◆ WORK TO DO:
Pick out every line that holds the string "diagram" and copy it.

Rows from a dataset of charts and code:
* start *

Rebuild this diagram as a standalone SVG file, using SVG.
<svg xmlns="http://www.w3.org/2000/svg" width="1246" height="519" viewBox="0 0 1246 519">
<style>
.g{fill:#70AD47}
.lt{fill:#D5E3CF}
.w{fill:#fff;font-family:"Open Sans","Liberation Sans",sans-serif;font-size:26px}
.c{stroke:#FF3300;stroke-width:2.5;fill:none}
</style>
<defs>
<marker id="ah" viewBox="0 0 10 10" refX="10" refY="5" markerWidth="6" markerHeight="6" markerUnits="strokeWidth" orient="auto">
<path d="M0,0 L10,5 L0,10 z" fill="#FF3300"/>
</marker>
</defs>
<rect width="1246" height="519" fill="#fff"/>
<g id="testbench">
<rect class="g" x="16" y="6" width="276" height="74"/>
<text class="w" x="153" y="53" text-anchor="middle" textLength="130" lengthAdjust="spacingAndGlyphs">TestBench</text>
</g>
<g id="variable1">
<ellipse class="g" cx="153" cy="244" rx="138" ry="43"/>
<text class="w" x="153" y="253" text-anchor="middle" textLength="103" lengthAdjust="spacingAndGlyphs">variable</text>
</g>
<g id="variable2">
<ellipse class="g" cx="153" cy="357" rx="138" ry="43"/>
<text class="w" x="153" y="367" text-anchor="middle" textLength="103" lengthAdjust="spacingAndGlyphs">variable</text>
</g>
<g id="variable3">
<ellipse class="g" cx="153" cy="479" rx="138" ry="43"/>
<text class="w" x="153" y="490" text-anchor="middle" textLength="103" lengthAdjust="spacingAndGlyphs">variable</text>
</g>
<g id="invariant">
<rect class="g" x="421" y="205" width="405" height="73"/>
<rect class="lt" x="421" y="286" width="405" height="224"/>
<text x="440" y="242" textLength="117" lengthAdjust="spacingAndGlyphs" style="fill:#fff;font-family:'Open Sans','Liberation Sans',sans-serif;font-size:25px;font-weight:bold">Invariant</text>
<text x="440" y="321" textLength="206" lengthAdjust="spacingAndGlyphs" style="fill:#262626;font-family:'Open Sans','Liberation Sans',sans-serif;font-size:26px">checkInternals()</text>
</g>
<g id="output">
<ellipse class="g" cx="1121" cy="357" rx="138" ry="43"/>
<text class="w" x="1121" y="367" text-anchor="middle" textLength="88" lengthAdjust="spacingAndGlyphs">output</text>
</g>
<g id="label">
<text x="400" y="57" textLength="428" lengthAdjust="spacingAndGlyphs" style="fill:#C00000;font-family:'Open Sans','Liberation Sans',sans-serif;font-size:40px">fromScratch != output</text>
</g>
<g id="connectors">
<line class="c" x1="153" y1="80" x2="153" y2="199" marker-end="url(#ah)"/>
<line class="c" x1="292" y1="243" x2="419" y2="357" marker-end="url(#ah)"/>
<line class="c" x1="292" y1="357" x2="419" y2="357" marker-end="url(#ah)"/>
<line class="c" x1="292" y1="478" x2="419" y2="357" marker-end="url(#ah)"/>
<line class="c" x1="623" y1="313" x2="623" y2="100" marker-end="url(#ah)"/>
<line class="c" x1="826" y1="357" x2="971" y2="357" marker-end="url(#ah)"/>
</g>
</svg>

* end *
* start *

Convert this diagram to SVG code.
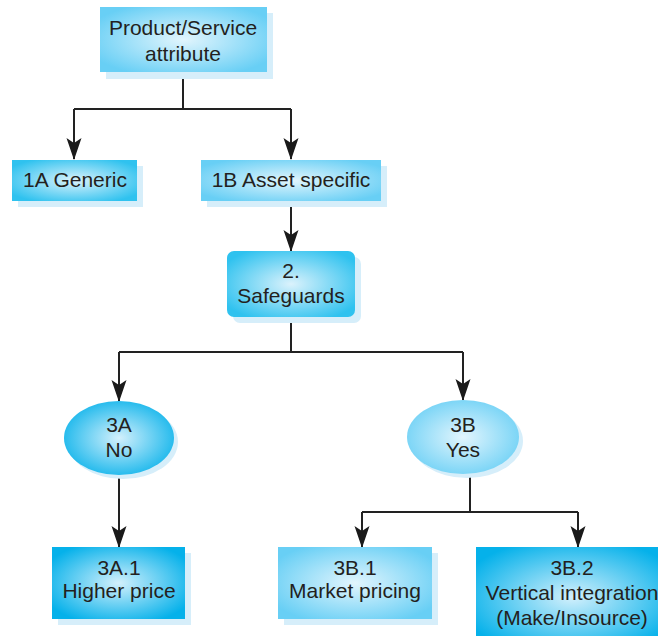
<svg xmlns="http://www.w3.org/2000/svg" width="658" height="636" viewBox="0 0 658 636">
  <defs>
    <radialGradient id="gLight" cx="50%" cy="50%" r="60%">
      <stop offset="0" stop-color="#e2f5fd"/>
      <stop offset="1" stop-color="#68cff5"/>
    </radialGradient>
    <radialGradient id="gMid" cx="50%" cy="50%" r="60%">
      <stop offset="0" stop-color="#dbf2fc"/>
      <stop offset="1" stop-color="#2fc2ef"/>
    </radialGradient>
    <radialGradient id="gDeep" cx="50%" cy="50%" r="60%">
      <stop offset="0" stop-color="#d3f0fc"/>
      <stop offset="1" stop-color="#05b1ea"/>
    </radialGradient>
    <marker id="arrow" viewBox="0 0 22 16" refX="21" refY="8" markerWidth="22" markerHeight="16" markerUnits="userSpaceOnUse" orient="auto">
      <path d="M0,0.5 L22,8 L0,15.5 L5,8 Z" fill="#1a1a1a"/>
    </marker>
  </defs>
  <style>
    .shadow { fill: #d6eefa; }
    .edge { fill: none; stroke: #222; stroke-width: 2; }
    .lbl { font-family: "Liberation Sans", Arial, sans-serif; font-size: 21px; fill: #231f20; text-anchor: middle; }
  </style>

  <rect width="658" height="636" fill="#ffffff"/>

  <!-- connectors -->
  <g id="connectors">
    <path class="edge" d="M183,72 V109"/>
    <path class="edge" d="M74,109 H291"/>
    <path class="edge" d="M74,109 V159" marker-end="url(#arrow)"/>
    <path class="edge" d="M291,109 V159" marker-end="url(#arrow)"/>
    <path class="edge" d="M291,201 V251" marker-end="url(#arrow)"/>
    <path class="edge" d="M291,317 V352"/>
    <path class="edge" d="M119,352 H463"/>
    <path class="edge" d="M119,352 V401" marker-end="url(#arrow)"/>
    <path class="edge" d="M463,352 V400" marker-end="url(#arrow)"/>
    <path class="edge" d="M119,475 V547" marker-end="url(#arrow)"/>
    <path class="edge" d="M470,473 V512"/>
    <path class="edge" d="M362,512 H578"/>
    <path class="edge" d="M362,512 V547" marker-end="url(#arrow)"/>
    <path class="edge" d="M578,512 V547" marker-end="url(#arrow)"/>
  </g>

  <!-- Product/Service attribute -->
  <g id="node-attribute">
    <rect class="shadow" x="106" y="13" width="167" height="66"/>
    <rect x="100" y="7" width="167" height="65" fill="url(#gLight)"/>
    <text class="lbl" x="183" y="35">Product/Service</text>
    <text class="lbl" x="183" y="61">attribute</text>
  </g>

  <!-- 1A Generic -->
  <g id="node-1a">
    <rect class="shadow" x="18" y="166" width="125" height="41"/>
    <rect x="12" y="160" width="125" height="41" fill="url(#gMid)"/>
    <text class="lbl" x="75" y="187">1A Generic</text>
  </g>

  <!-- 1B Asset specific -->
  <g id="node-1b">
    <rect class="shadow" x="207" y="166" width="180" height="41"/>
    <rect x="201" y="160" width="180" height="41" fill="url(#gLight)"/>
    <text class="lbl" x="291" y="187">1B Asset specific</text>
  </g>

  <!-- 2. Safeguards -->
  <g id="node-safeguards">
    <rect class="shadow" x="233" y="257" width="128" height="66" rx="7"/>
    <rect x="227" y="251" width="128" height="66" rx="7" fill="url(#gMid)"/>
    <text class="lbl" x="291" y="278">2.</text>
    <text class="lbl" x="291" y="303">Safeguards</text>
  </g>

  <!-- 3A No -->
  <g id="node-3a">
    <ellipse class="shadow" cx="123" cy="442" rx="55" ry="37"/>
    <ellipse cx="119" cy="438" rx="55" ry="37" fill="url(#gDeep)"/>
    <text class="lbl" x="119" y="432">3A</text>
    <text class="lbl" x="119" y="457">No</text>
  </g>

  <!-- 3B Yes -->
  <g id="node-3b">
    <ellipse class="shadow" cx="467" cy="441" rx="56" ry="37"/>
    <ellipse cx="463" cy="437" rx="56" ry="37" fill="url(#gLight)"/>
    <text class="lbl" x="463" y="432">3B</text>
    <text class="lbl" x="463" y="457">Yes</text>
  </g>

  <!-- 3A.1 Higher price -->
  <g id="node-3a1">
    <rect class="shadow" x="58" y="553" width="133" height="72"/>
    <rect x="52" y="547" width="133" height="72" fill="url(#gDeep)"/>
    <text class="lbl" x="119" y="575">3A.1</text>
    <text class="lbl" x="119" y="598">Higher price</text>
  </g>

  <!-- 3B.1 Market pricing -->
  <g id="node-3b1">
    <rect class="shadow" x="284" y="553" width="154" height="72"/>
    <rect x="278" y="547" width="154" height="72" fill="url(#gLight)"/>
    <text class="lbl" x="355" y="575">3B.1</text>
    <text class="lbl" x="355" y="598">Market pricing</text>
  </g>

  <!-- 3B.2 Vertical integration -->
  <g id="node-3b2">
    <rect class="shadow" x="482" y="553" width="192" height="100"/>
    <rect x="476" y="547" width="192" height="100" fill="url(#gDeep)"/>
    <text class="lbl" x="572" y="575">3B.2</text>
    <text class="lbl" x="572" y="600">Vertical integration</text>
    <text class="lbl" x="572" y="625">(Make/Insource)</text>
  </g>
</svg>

* end *

◆ FULL SOLUTION:
Rebuild this diagram as a standalone SVG file, using SVG.
Convert this diagram to SVG code.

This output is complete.